How do you recognize that it's relatively prime? Well, you just compute the GCD, which we know how to do using Euclid's algorithm. So that's really quite efficient. Recognizing that it's relatively prime is easy, you just don't have to search very many numbers until you stumble on an e. OK.

The other thing you have to do is find the d that an e inverse modulo p minus 1, q minus 1. And again, that is the extended Euclidean algorithm, the extended GCD, namely the Pulverizer.

So those are the pieces that the receiver has to do.

Now, let's look at this a little bit more and think about the information about the prime. So the famous theorem about the primes is their density, which is if you let a pi of n be the number of primes less than or equal to n, then it's a deep theorem of number theory that pi event actually approaches a limit in an asymptotic sense-- which we'll discuss in more detail-- that pi of n as n grows gets to be very close to n over log n. That's the natural log of n.

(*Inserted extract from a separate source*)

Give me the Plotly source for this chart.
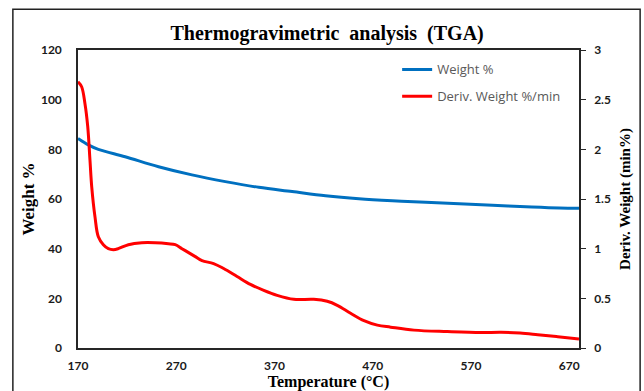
import plotly.graph_objects as go

# Weight % (left axis)
temp_w = [170, 180.5, 190.7, 218, 252, 286, 320, 354, 388, 422, 456, 490, 524, 558, 592, 626, 660, 680]
weight = [84.4, 81.8, 80.0, 77.0, 73.0, 69.7, 67.0, 64.7, 63.0, 61.3, 60.1, 59.3, 58.7, 58.1, 57.5, 56.9, 56.4, 56.3]

# Deriv. Weight %/min (right axis)
temp_d = [170, 173.7, 177.1, 179.9, 182.2, 184, 187.3, 190.7, 195.8, 200.9, 206, 211, 221.3, 235, 248.6,
          262, 269, 275.8, 282.6, 289.4, 296.2, 308, 318.3, 331.9, 345.5, 359.1, 372.7, 389.7, 410,
          423.7, 433.9, 447.5, 461.1, 474.7, 488.3, 512, 546, 580, 600.6, 620, 638, 658.4, 680]
deriv = [2.68, 2.63, 2.46, 2.23, 1.89, 1.62, 1.32, 1.12, 1.04, 1.00, 0.99, 1.00, 1.04, 1.06, 1.06,
         1.05, 1.04, 1.00, 0.96, 0.92, 0.88, 0.85, 0.80, 0.72, 0.64, 0.58, 0.53, 0.49, 0.49,
         0.47, 0.43, 0.35, 0.275, 0.23, 0.21, 0.18, 0.165, 0.155, 0.158, 0.15, 0.134, 0.114, 0.09]

x_ticks = [170, 270, 370, 470, 570, 670]

tick_font = dict(family="Lato, Liberation Sans, sans-serif", size=12, color="#1a1a1a", weight="bold")
serif_bold = dict(family="Liberation Serif, Times New Roman, serif", color="black", weight="bold")

fig = go.Figure()
fig.add_trace(go.Scatter(x=temp_w, y=weight, mode="lines", name="Weight %",
                         line=dict(color="#0070C0", width=3, shape="spline"),
                         legendgroup="a"))
fig.add_trace(go.Scatter(x=temp_d, y=deriv, mode="lines", name="Deriv. Weight %/min",
                         line=dict(color="#FF0000", width=3, shape="spline"),
                         yaxis="y2", legendgroup="b"))

fig.update_layout(
    width=644, height=391,
    margin=dict(l=78, r=65, t=50, b=43),
    paper_bgcolor="white", plot_bgcolor="white",
    title=dict(text="Thermogravimetric  analysis  (TGA)", x=0.508, xanchor="center",
               y=0.915, yanchor="middle", font=dict(size=20, **serif_bold)),
    xaxis=dict(range=[170, 680], tickvals=x_ticks, showgrid=False, zeroline=False,
               showline=True, linecolor="#262626", linewidth=1.5, mirror=True,
               ticks="", tickfont=tick_font, ticklabelstandoff=6, automargin=False,
               title=dict(text="Temperature (°C)", font=dict(size=16, **serif_bold), standoff=4)),
    yaxis=dict(range=[0, 120], dtick=20, showgrid=False, zeroline=False,
               showline=True, linecolor="#262626", linewidth=1.5, automargin=False,
               ticks="", tickfont=tick_font, ticklabelstandoff=12,
               title=dict(text="Weight %", font=dict(size=17, **serif_bold), standoff=2)),
    yaxis2=dict(range=[0, 3], dtick=0.5, overlaying="y", side="right", showgrid=False,
                zeroline=False, showline=True, linecolor="#262626", linewidth=1.5,
                ticks="outside", ticklen=5, tickcolor="#262626", tickfont=tick_font,
                ticklabelstandoff=6, automargin=False,
                title=dict(text="Deriv. Weight (min%)", font=dict(size=15, **serif_bold), standoff=10)),
    legend=dict(x=0.637, y=0.985, xanchor="left", yanchor="top", bgcolor="rgba(0,0,0,0)",
                font=dict(family="Open Sans, Liberation Sans, sans-serif", size=13, color="#595959"),
                traceorder="grouped", tracegroupgap=7, itemwidth=30),
    showlegend=True,
    shapes=[dict(type="rect", xref="paper", yref="paper", x0=-0.13, x1=1.122, y0=-0.2, y1=1.137,
                 line=dict(color="#222222", width=1.5), layer="below")],
)

fig.write_html("out.html")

Now, that's a deep theorem. But in fact, if we want a self-contained treatment for our purposes, there's an exercise that will be in the text where we can derive Chebyshev's bound, which is weaker than they tight prime number theorem. But Chebyshev's bound, which can be proved by more elementary means that's within our own ability at this point with the number theory we have-- to be able to show that n over 4 log n is a lower bound on pi of n.

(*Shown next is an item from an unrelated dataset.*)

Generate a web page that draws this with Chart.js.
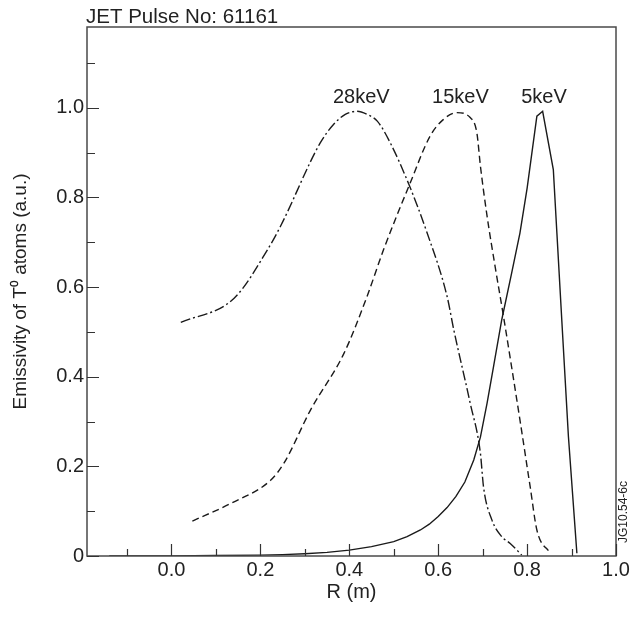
<!DOCTYPE html>
<html>
<head>
<meta charset="utf-8">
<script src="https://cdn.jsdelivr.net/npm/chart.js@4/dist/chart.umd.min.js"></script>
<style>
  html, body { margin: 0; padding: 0; background: #fff; }
  #wrap { width: 632px; height: 617px; position: relative; }
</style>
</head>
<body>
<div id="wrap"><canvas id="c" width="632" height="617"></canvas></div>
<script>
// ---- data ----
const r5  = [-0.14, 0.0, 0.1, 0.2, 0.25, 0.3, 0.35, 0.4, 0.45, 0.5, 0.53, 0.56, 0.58, 0.60, 0.62, 0.64, 0.66, 0.68, 0.695, 0.71, 0.725, 0.743, 0.765, 0.784, 0.80, 0.822, 0.835, 0.859, 0.867, 0.878, 0.893, 0.912];
const e5  = [0, 0, 0.001, 0.002, 0.003, 0.005, 0.008, 0.013, 0.021, 0.032, 0.043, 0.058, 0.071, 0.088, 0.108, 0.133, 0.165, 0.214, 0.265, 0.341, 0.425, 0.527, 0.63, 0.721, 0.82, 0.981, 0.992, 0.862, 0.721, 0.527, 0.266, 0.006];

const r15 = [0.047, 0.133, 0.223, 0.253, 0.313, 0.388, 0.44, 0.477, 0.537, 0.582, 0.612, 0.642, 0.672, 0.687, 0.695, 0.710, 0.728, 0.747, 0.784, 0.807, 0.822, 0.852];
const e15 = [0.078, 0.117, 0.169, 0.207, 0.326, 0.452, 0.579, 0.683, 0.832, 0.937, 0.974, 0.989, 0.978, 0.944, 0.870, 0.758, 0.646, 0.534, 0.303, 0.154, 0.058, 0.006];

const r28 = [0.021, 0.141, 0.216, 0.245, 0.335, 0.365, 0.391, 0.418, 0.44, 0.463, 0.492, 0.534, 0.575, 0.62, 0.635, 0.672, 0.695, 0.702, 0.721, 0.743, 0.762, 0.788];
const e28 = [0.521, 0.575, 0.683, 0.735, 0.922, 0.963, 0.985, 0.992, 0.985, 0.970, 0.922, 0.829, 0.721, 0.579, 0.505, 0.341, 0.229, 0.154, 0.080, 0.043, 0.028, 0.002];

const seriesNames = ['5keV', '15keV', '28keV'];
const labelX = [0.838, 0.650, 0.427];
const labelY = [1.023, 1.023, 1.023];

const xMajor = [0.0, 0.2, 0.4, 0.6, 0.8, 1.0];
const xMinor = [-0.1, 0.1, 0.3, 0.5, 0.7, 0.9];
const yMajor = [0.0, 0.2, 0.4, 0.6, 0.8, 1.0];
const yMinor = [0.1, 0.3, 0.5, 0.7, 0.9, 1.1];

const titleText = 'JET Pulse No: 61161';
const xTitle = 'R (m)';
const yTitle = 'Emissivity of T\u2070 atoms (a.u.)';
const refText = 'JG10.54-6c';

// ---- build ----
const FONT = "'Liberation Sans', Arial, Helvetica, sans-serif";
const TXT = '#222';
const toXY = (xs, ys) => xs.map((v, i) => ({ x: v, y: ys[i] }));

const decor = {
  id: 'decor',
  afterDraw(chart) {
    const { ctx, chartArea: a, scales: { x, y } } = chart;
    ctx.save();
    // frame
    ctx.strokeStyle = '#4a4a4a';
    ctx.lineWidth = 1.5;
    ctx.strokeRect(a.left, a.top, a.right - a.left, a.bottom - a.top);
    // inward ticks
    ctx.strokeStyle = '#333';
    ctx.lineWidth = 1.2;
    ctx.beginPath();
    xMajor.forEach(v => { const p = Math.round(x.getPixelForValue(v)) + 0.5; ctx.moveTo(p, a.bottom); ctx.lineTo(p, a.bottom - 12); });
    xMinor.forEach(v => { const p = Math.round(x.getPixelForValue(v)) + 0.5; ctx.moveTo(p, a.bottom); ctx.lineTo(p, a.bottom - 7); });
    yMajor.forEach(v => { const p = Math.round(y.getPixelForValue(v)) + 0.5; ctx.moveTo(a.left, p); ctx.lineTo(a.left + 12, p); });
    yMinor.forEach(v => { const p = Math.round(y.getPixelForValue(v)) + 0.5; ctx.moveTo(a.left, p); ctx.lineTo(a.left + 8, p); });
    ctx.stroke();
    // curve labels
    ctx.fillStyle = TXT;
    ctx.font = '20px ' + FONT;
    ctx.textAlign = 'center';
    ctx.textBaseline = 'middle';
    seriesNames.forEach((n, i) => {
      ctx.fillText(n, x.getPixelForValue(labelX[i]), y.getPixelForValue(labelY[i]));
    });
    // title
    ctx.textAlign = 'left';
    ctx.textBaseline = 'alphabetic';
    ctx.font = '20.5px ' + FONT;
    ctx.fillText(titleText, a.left - 1, 23);
    // reference code
    ctx.save();
    ctx.translate(a.right + 8, a.bottom - 44);
    ctx.rotate(-Math.PI / 2);
    ctx.font = '12px ' + FONT;
    ctx.textAlign = 'center';
    ctx.textBaseline = 'middle';
    ctx.fillText(refText, 0, 0);
    ctx.restore();
    ctx.restore();
  }
};

new Chart(document.getElementById('c'), {
  type: 'line',
  data: {
    datasets: [
      { label: seriesNames[0], data: toXY(r5, e5), borderColor: '#1a1a1a', borderWidth: 1.4, borderDash: [], pointRadius: 0, fill: false, tension: 0 },
      { label: seriesNames[1], data: toXY(r15, e15), borderColor: '#1a1a1a', borderWidth: 1.4, borderDash: [7, 4], pointRadius: 0, fill: false, cubicInterpolationMode: 'monotone' },
      { label: seriesNames[2], data: toXY(r28, e28), borderColor: '#1a1a1a', borderWidth: 1.4, borderDash: [10, 3, 2, 3], pointRadius: 0, fill: false, cubicInterpolationMode: 'monotone' }
    ]
  },
  options: {
    responsive: false,
    animation: false,
    devicePixelRatio: 1,
    layout: { padding: { top: 27, right: 16, left: 0, bottom: 0 } },
    plugins: { legend: { display: false }, tooltip: { enabled: false }, title: { display: false } },
    scales: {
      x: {
        type: 'linear', min: -0.19, max: 1.0,
        afterBuildTicks: s => { s.ticks = xMajor.map(v => ({ value: v })); },
        afterFit: s => { s.height = 61; },
        grid: { display: false, drawTicks: false },
        border: { display: false },
        ticks: { padding: 2, color: TXT, font: { family: FONT, size: 20 }, maxRotation: 0, callback: v => v.toFixed(1) },
        title: { display: true, text: xTitle, color: TXT, font: { family: FONT, size: 20 }, padding: { top: 0, bottom: 13 } }
      },
      y: {
        type: 'linear', min: 0, max: 1.18,
        afterBuildTicks: s => { s.ticks = yMajor.map(v => ({ value: v })); },
        afterFit: s => { s.width = 87; },
        grid: { display: false, drawTicks: false },
        border: { display: false },
        ticks: { padding: 3, color: TXT, font: { family: FONT, size: 20 }, callback: v => (v === 0 ? '0' : v.toFixed(1)) },
        title: { display: true, text: yTitle, color: TXT, font: { family: FONT, size: 19 }, padding: { top: 9, bottom: 0 } }
      }
    }
  },
  plugins: [decor]
});
</script>
</body>
</html>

So basically that says that if you're dealing with numbers of size n, which means they're of length log n a few hundred digits, then you only have to search maybe 1,000 digits before your very likely to stumble on a prime. And if you search 2,000 digits, it becomes extremely likely that you'll stumble on a prime.

So the primes are dense enough that we can afford to look for them, providing we can have a reasonably fast way to recognize when a number is prime. Well, one simple way that it almost is perfect-- but works pragmatically pretty well-- is called the Fermat test.

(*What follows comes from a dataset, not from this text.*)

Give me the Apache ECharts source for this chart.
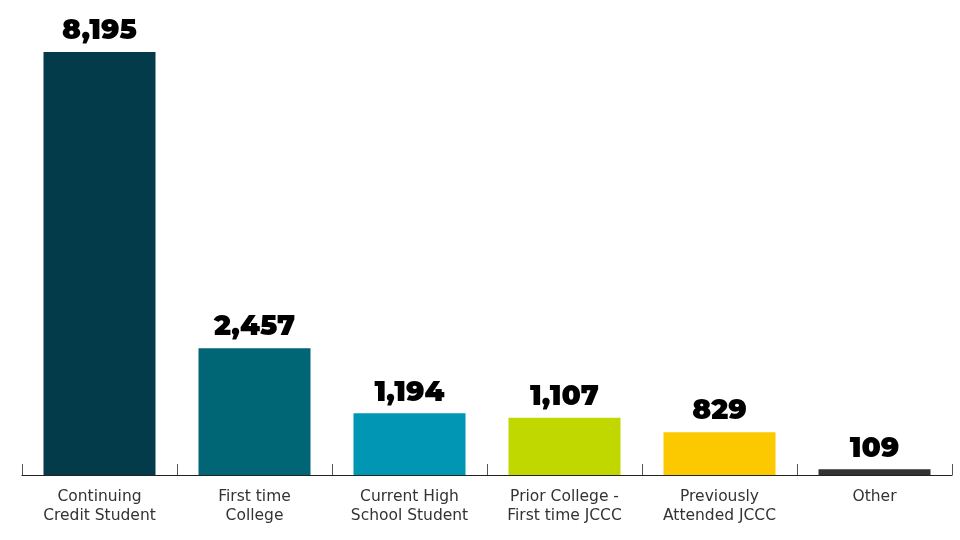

But let me just reemphasize this -- I got ahead of myself-- that if I'm dealing with 200 digit numbers, then about one in 1,000 is prime using just the weaker Chebyshev's bound. And that says that I don't have to search too long-- only a few thousand numbers to be able to find a prime. And a few thousand numbers is well within the ability of a computer to carry out, providing that the test for recognizing that a number is prime isn't too time consuming.

So one naive way that the really almost works to be a reliable primality test is to check whether Fermat's theorem is obeyed.

Fermat's theorem-- the special case of Euler's theorem-- says that if n is prime, then if I compute a number a to the n minus 1, it's going to equal 1 in Z n. And that's going to be the case for all a that are not 0 if n is prime.

Now that means that if this equality fails in Z n, then I immediately know a is not prime. Go on. Search for another one.

OK. So suppose I'm unlucky-- or lucky-- and I choose an a to test and it turns out that a to the n minus 1 is 1, does that mean that n is prime? Unfortunately not. It might be that I just hit an n that happened to satisfy Fermat's equation even though n was not prime.

But it's not a very hard thing to prove that if n is not prime, then half of the numbers from 1 to n are not going to pass the Fermat test. So if half of the numbers are not going to pass the Fermat test, then what I can do is just choose a random nonzero number in the interval from 1 to n, raise it to the n minus first power, and see what happens.

And if n is not prime, the probability that this random numbers that I've chosen fails this test is at least a half. So I try it 50 times. And if in fact 50 randomly chosen a's in the interval 1 to n all satisfy Fermat's theorem, then there's one chance in 2 to the 50th that n is not prime. That's a great bet. Leap for it.

So that basically is the idea of a probabilistic primarily test.

Now, there's a small complication which is that there are certain numbers n where this property that half the numbers will fail to satisfy Fermat's theorem doesn't hold. They're known as the Carmichael numbers, and they're known to be pretty sparse. So that really if you're choosing an n at random, which is kind of what we're doing when we choose random primes p and q, the likelihood that you'll stumble on a Carmichael number is another thing that you just don't have to worry about.

So really, the Fermat primality test is a plausible pragmatic test that you could use to pretty reliably detect whether or not a number was prime-- what was the last component of the powers that we needed the receiver to have.

OK. So now we come to the question of why do we believe that the RSA protocol is secure? And the first thing to notice is that if you could factor n, then it's easy to break. Because if you can factor n, then you have the p and the q. And that means you know what p minus 1 times q minus 1 is. And therefore you can use the Pulverizer in exactly the same way the receiver did to find the inverse of the public key e. You could find d easily.

So surely if you can factor, then RSA breaks. No question about that.

What about the converse? Well, what you can approve-- and there's an argument that's sketched in class problem, not fully, in the book-- is that if I could find the private key d, then in fact, I can also factor n.

So if I believe that factoring is hard, then in fact finding the secret key is also hard. And we could try to be confident that our secret key is not going to be found even given the public.

Now, unfortunately this is not the strongest kind of security guaranteed you'd like because there's a logical possibility that you might be able to decrypt messages without knowing the secret key. Maybe there's some other walk around whereby you can decrypt the secret message m hat by a method other than raising it to the dth power.

And what you'd really like is a theorem of security that said that breaking RSA-- reading RSA messages by any means whatsoever-- would be as hard as factoring. That's not known for RSA. It's an open problem. And so RSA doesn't have the theoretically most desirable security assurance, but we really believe in it.

And the reason we really believe in it is that for 100 or more years, mathematicians and number theorists have been trying to find efficient ways to factor. And more pragmatically, the most sophisticated cryptographers and decoders in the world using the most powerful networks of supercomputers have been attacking RSA for 35 years and have yet to crack it.

Now, the truth is that in the course of the 35 years, various kinds of glitches were found that required some added rules about how you found the p and the q and how you found the e, but they were easily identified and fixed. And RSA really is a robust public key encryption method that has withstood attack for all these years. That's why we believe in it.